### Information shown
--- --- ---
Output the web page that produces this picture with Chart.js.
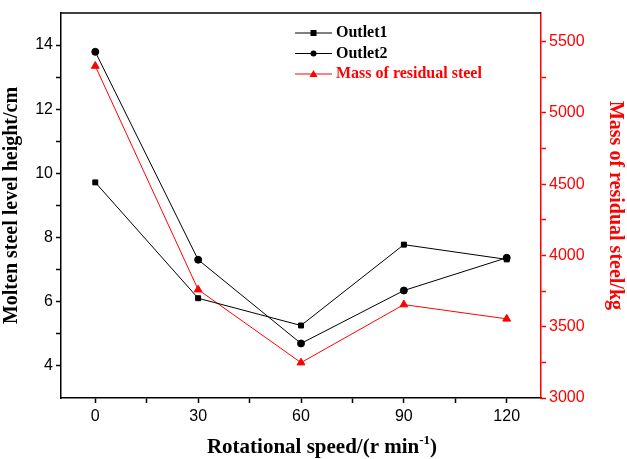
<!DOCTYPE html>
<html><head><meta charset="utf-8">
<script src="https://cdn.jsdelivr.net/npm/chart.js@4.4.1/dist/chart.umd.min.js"></script>
<style>html,body{margin:0;padding:0;background:#fff}#wrap{width:627px;height:459px}</style>
</head><body><div id="wrap"><canvas id="c" width="627" height="459"></canvas></div>
<script>
const speeds = [0, 30, 60, 90, 120];
const outlet1 = [9.72, 6.11, 5.26, 7.78, 7.32];
const outlet2 = [13.79, 7.31, 4.70, 6.35, 7.37];
const massResidual = [5328, 3760, 3248, 3655, 3555];
const xTicks = [0, 15, 30, 45, 60, 75, 90, 105, 120];
const xLabels = [0, 30, 60, 90, 120];
const yLeftTicks = [4, 5, 6, 7, 8, 9, 10, 11, 12, 13, 14];
const yLeftLabels = [4, 6, 8, 10, 12, 14];
const yRightTicks = [3000, 3250, 3500, 3750, 4000, 4250, 4500, 4750, 5000, 5250, 5500];
const yRightLabels = [3000, 3500, 4000, 4500, 5000, 5500];
const legendNames = ['Outlet1', 'Outlet2', 'Mass of residual steel'];

const RED = '#ff0000';
const BLACK = '#000000';
const tickFont = {family: '"Liberation Sans", Arial, sans-serif', size: 16};
const titleFont = {family: '"Liberation Serif", "Times New Roman", serif', size: 20, weight: 'bold'};

function pts(ys) { return speeds.map((x, i) => ({x: x, y: ys[i]})); }

const framePlugin = {
  id: 'frame',
  afterDraw(chart) {
    const ctx = chart.ctx, a = chart.chartArea;
    ctx.save();
    ctx.strokeStyle = BLACK; ctx.lineWidth = 1.5;
    ctx.beginPath(); ctx.moveTo(a.left, a.top); ctx.lineTo(a.right, a.top); ctx.stroke();
    // legend
    const rows = [33, 53.5, 74];
    const lx0 = 295, lx1 = 332, tx = 336;
    chart.data.datasets.forEach((ds, i) => {
      const y = rows[i];
      ctx.strokeStyle = ds.borderColor; ctx.lineWidth = 1;
      ctx.beginPath(); ctx.moveTo(lx0, y); ctx.lineTo(lx1, y); ctx.stroke();
      ctx.fillStyle = ds.borderColor;
      const mx = (lx0 + lx1) / 2;
      if (ds.pointStyle === 'rect') { ctx.fillRect(mx - 3, y - 3, 6, 6); }
      else if (ds.pointStyle === 'circle') { ctx.beginPath(); ctx.arc(mx, y, 3, 0, Math.PI * 2); ctx.fill(); }
      else { ctx.beginPath(); ctx.moveTo(mx, y - 4); ctx.lineTo(mx + 4, y + 3); ctx.lineTo(mx - 4, y + 3); ctx.closePath(); ctx.fill(); }
      ctx.font = 'bold 16px "Liberation Serif", "Times New Roman", serif';
      ctx.textBaseline = 'middle'; ctx.textAlign = 'left';
      ctx.fillText(legendNames[i], tx, y);
    });
    // x-axis title with superscript
    ctx.fillStyle = BLACK; ctx.textBaseline = 'alphabetic';
    const main = 'Rotational speed/(r min', sup = '-1', close = ')';
    const big = 'bold 21px "Liberation Serif", "Times New Roman", serif';
    const small = 'bold 13px "Liberation Serif", "Times New Roman", serif';
    ctx.font = big;
    const w1 = ctx.measureText(main).width, w3 = ctx.measureText(close).width;
    ctx.font = small;
    const w2 = ctx.measureText(sup).width;
    const total = w1 + w2 + w3;
    let x = 322 - total / 2;
    const by = 453;
    ctx.font = big; ctx.fillText(main, x, by); x += w1;
    ctx.font = small; ctx.fillText(sup, x, by - 9); x += w2;
    ctx.font = big; ctx.fillText(close, x, by);
    ctx.restore();
  }
};

new Chart(document.getElementById('c'), {
  type: 'line',
  data: {
    datasets: [
      {label: legendNames[0], data: pts(outlet1), yAxisID: 'y', borderColor: BLACK, backgroundColor: BLACK,
       pointStyle: 'rect', pointRadius: 3.5, borderWidth: 1, tension: 0},
      {label: legendNames[1], data: pts(outlet2), yAxisID: 'y', borderColor: BLACK, backgroundColor: BLACK,
       pointStyle: 'circle', pointRadius: 3.5, borderWidth: 1, tension: 0},
      {label: legendNames[2], data: pts(massResidual), yAxisID: 'y2', borderColor: RED, backgroundColor: RED,
       pointStyle: 'triangle', pointRadius: 4.5, borderWidth: 1, tension: 0}
    ]
  },
  options: {
    responsive: false, animation: false,
    layout: {padding: {top: 13, left: 0, right: 0, bottom: 0}},
    plugins: {legend: {display: false}, tooltip: {enabled: false}},
    scales: {
      x: {
        type: 'linear', min: -10, max: 130,
        afterBuildTicks: s => { s.ticks = xTicks.map(v => ({value: v})); },
        afterFit: s => { s.height = 61; },
        border: {color: BLACK, width: 1.5},
        grid: {drawOnChartArea: false, tickLength: 5, tickColor: BLACK, tickWidth: 1.5},
        ticks: {font: tickFont, color: BLACK, padding: 4, autoSkip: false, maxRotation: 0,
                callback: v => xLabels.includes(v) ? String(v) : ''},
        title: {display: false}
      },
      y: {
        position: 'left', min: 3, max: 15,
        afterBuildTicks: s => { s.ticks = yLeftTicks.map(v => ({value: v})); },
        afterFit: s => { s.width = 61; },
        border: {color: BLACK, width: 1.5},
        grid: {drawOnChartArea: false, tickLength: 5, tickColor: BLACK, tickWidth: 1.5},
        ticks: {font: tickFont, color: BLACK, padding: 3, autoSkip: false,
                callback: v => yLeftLabels.includes(v) ? String(v) : ''},
        title: {display: true, text: 'Molten steel level height/cm', color: BLACK, font: titleFont, padding: {top: 0, bottom: 2}}
      },
      y2: {
        position: 'right', min: 3000, max: 5700,
        afterBuildTicks: s => { s.ticks = yRightTicks.map(v => ({value: v})); },
        afterFit: s => { s.width = 86; },
        border: {color: RED, width: 1.5},
        grid: {drawOnChartArea: false, tickLength: 5, tickColor: RED, tickWidth: 1.5},
        ticks: {font: tickFont, color: RED, padding: 3, autoSkip: false,
                callback: v => yRightLabels.includes(v) ? String(v) : ''},
        title: {display: true, text: 'Mass of residual steel/kg', color: RED, font: titleFont, padding: {top: 0, bottom: 0}}
      }
    }
  },
  plugins: [framePlugin]
});
</script></body></html>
--- --- ---
### What is needed
Search the data above for the string "with" and return every line that has it.

### Complete response
Output the web page that produces this picture with Chart.js.
    // x-axis title with superscript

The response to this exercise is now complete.